The opposite is true for the long stimuli where tense /i/ is fairly represented with the exact same 4 sample points as in the native results, and /e/ is never disputed with /i/. The same situation is applicable for AE /ʊ/ and /u/, but with better representation for the latter in the short stimuli than the former in the long stimuli. Additionally, /e/ and /o/ are represented as tense/long monophthongs, and diphthongization does not seem to be part of the perceptual representation of the tense English mid vowels in the mind of the Arab learners. Categories /ɑ/ and /ɔ/ are conflated, as they are in the vowel system of the Californian (and many other) native listeners.

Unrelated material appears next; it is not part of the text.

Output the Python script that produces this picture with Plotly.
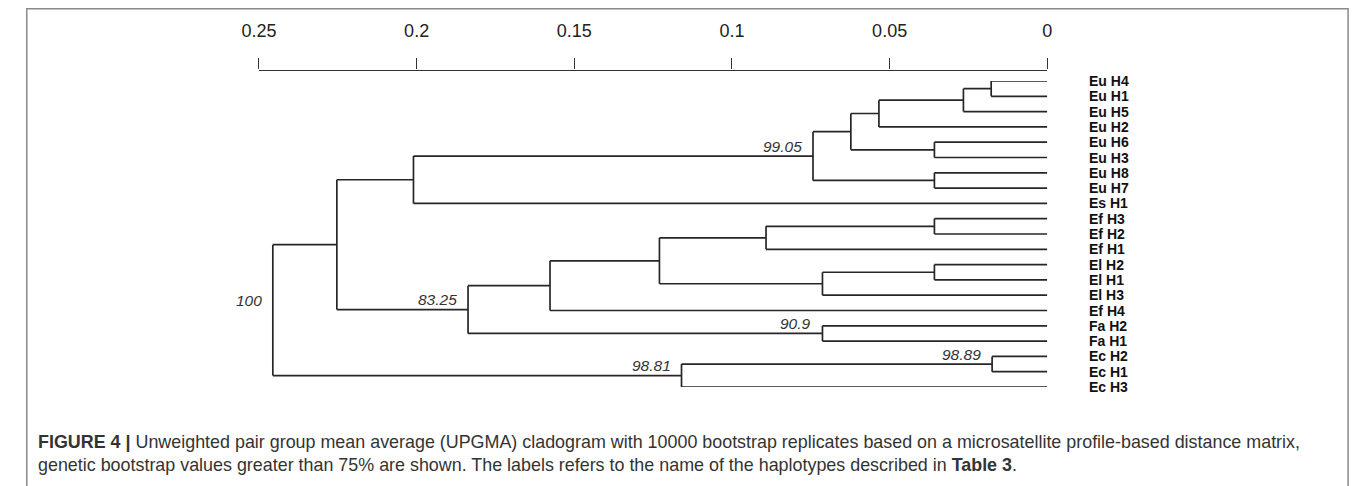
import plotly.graph_objects as go

# page body has an 8px margin: the figure is placed at (8, 8) on screen
OFF = 8
FW, FH = 1350, 478


def px(x):  # screen x -> paper fraction
    return (x - OFF) / FW


def py(y):  # screen y -> paper fraction
    return 1 - (y - OFF) / FH


# ---- data ----
leaves = ["Eu H4", "Eu H1", "Eu H5", "Eu H2", "Eu H6", "Eu H3", "Eu H8", "Eu H7",
          "Es H1", "Ef H3", "Ef H2", "Ef H1", "El H2", "El H1", "El H3", "Ef H4",
          "Fa H2", "Fa H1", "Ec H2", "Ec H1", "Ec H3"]

# internal nodes numbered from len(leaves) upward, in this order
merge_left = [0, 21, 22, 4, 23, 6, 25, 27, 9, 29, 12, 31, 30, 33, 16, 34, 28, 18, 38, 37]
merge_right = [1, 2, 3, 5, 24, 7, 26, 8, 10, 11, 13, 14, 32, 15, 17, 35, 36, 19, 20, 39]
merge_height = [0.0178, 0.0266, 0.0534, 0.0358, 0.0623, 0.0358, 0.0743, 0.2010,
                0.0358, 0.0892, 0.0358, 0.0713, 0.1230, 0.1577, 0.0713, 0.1837,
                0.2253, 0.0175, 0.1160, 0.2456]
merge_support = ["", "", "", "", "", "", "99.05", "", "", "", "", "", "", "",
                 "90.9", "83.25", "", "98.89", "98.81", "100"]

tick_vals = [0.25, 0.2, 0.15, 0.1, 0.05, 0]
tick_text = ["0.25", "0.2", "0.15", "0.1", "0.05", "0"]

# ---- tree geometry ----
n = len(leaves)
node_x = {i: 0.0 for i in range(n)}
node_y = {i: float(i) for i in range(n)}
xs, ys = [], []
for k, (a, b, h) in enumerate(zip(merge_left, merge_right, merge_height)):
    nid = n + k
    node_x[nid] = h
    node_y[nid] = (node_y[a] + node_y[b]) / 2
    xs += [h, h, None]
    ys += [node_y[a], node_y[b], None]
    for c in (a, b):
        xs += [h, node_x[c], None]
        ys += [node_y[c], node_y[c], None]

fig = go.Figure()
fig.add_trace(go.Scatter(x=xs, y=ys, mode="lines",
                         line=dict(color="#262626", width=1.7),
                         hoverinfo="skip", showlegend=False, cliponaxis=False))

FONT = "Liberation Sans, Arial, sans-serif"
ann = []
for i, name in enumerate(leaves):
    ann.append(dict(x=0, y=i, xref="x", yref="y", text=f"<b>{name}</b>",
                    showarrow=False, xanchor="left", yanchor="middle", xshift=40,
                    font=dict(family=FONT, size=14, color="#111")))
for k, s in enumerate(merge_support):
    if s:
        nid = n + k
        ann.append(dict(x=node_x[nid], y=node_y[nid], xref="x", yref="y",
                        text=f"<i>{s}</i>", showarrow=False, xanchor="right",
                        yanchor="middle", xshift=-9, yshift=10,
                        font=dict(family=FONT, size=15.5, color="#333")))

cap1 = ("<b>FIGURE 4 |</b> Unweighted pair group mean average (UPGMA) cladogram with 10000 "
        "bootstrap replicates based on a microsatellite profile-based distance matrix,")
cap2 = ("genetic bootstrap values greater than 75% are shown. The labels refers to the name "
        "of the haplotypes described in <b>Table 3</b>.")
for txt, ypx in ((cap1, 442), (cap2, 465)):
    ann.append(dict(x=px(18), y=py(ypx), xref="paper", yref="paper", text=txt,
                    showarrow=False, xanchor="left", yanchor="middle",
                    font=dict(family=FONT, size=17.9, color="#333")))

fig.update_layout(
    width=FW, height=FH, margin=dict(l=0, r=0, t=0, b=0),
    paper_bgcolor="white", plot_bgcolor="white",
    annotations=ann,
    shapes=[dict(type="rect", xref="paper", yref="paper",
                 x0=0.8 / FW, x1=px(1353), y0=-0.2, y1=1 - 0.8 / FH,
                 line=dict(color="#8a8a8a", width=1.5), fillcolor="rgba(0,0,0,0)")],
    xaxis=dict(range=[0.25, 0], domain=[px(245), px(1047)], side="top",
               anchor="free", position=py(69.5),
               tickvals=tick_vals, ticktext=tick_text, ticks="outside",
               ticklen=11, tickwidth=1.3, tickcolor="#333",
               showline=True, linecolor="#333", linewidth=1.3,
               showgrid=False, zeroline=False, ticklabelstandoff=14,
               tickfont=dict(family=FONT, size=18, color="#222")),
    yaxis=dict(range=[20, 0], domain=[py(387), py(81)], visible=False),
)

fig.write_html("out.html")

The difference from the native AE representation is that the AE vowels are long and tense; they never extend into the central area of the vowel space. In the perceptual representation of the PA listeners, the undifferentiated /ɑ, ɔ/ vowel pair is the short counterpart of tense/long /o/; both mid-central and mid-back vowel qualities are deemed adequate for /ɑ/ and /o/. All open vowels are perceived as /ʌ/, unless the vowel is long and very front, in which case /æ/ is perceived.

Tense mid vowels /e/ and /o/ take up large areas in the vowel space when the stimulus duration is long. Apparently, the EFL learners accept these vowels on the basis of length and do not mind the absence of diphthongization. The AE vowel /æ/, which is long and generally considered phonetically tense in AE (Celce-Murcia et al. 2010; Strange et al., 2004; Wang &

Van Heuven, 2006), appeared as the response for long stimuli because it resembles (near-equivalent) low front long /a:/ in PA.

To conclude this section, it seems as if PA learners of EFL have some notion of mid vowels but only when they are long. The short mid vowels are unified with their short high counterparts.

The long mid vowels /e, o/ are entertained as viable response alternatives, even if they are

unacceptable to native AE listeners because the PA learners do not know that the AE tense mid vowels should diphthongize.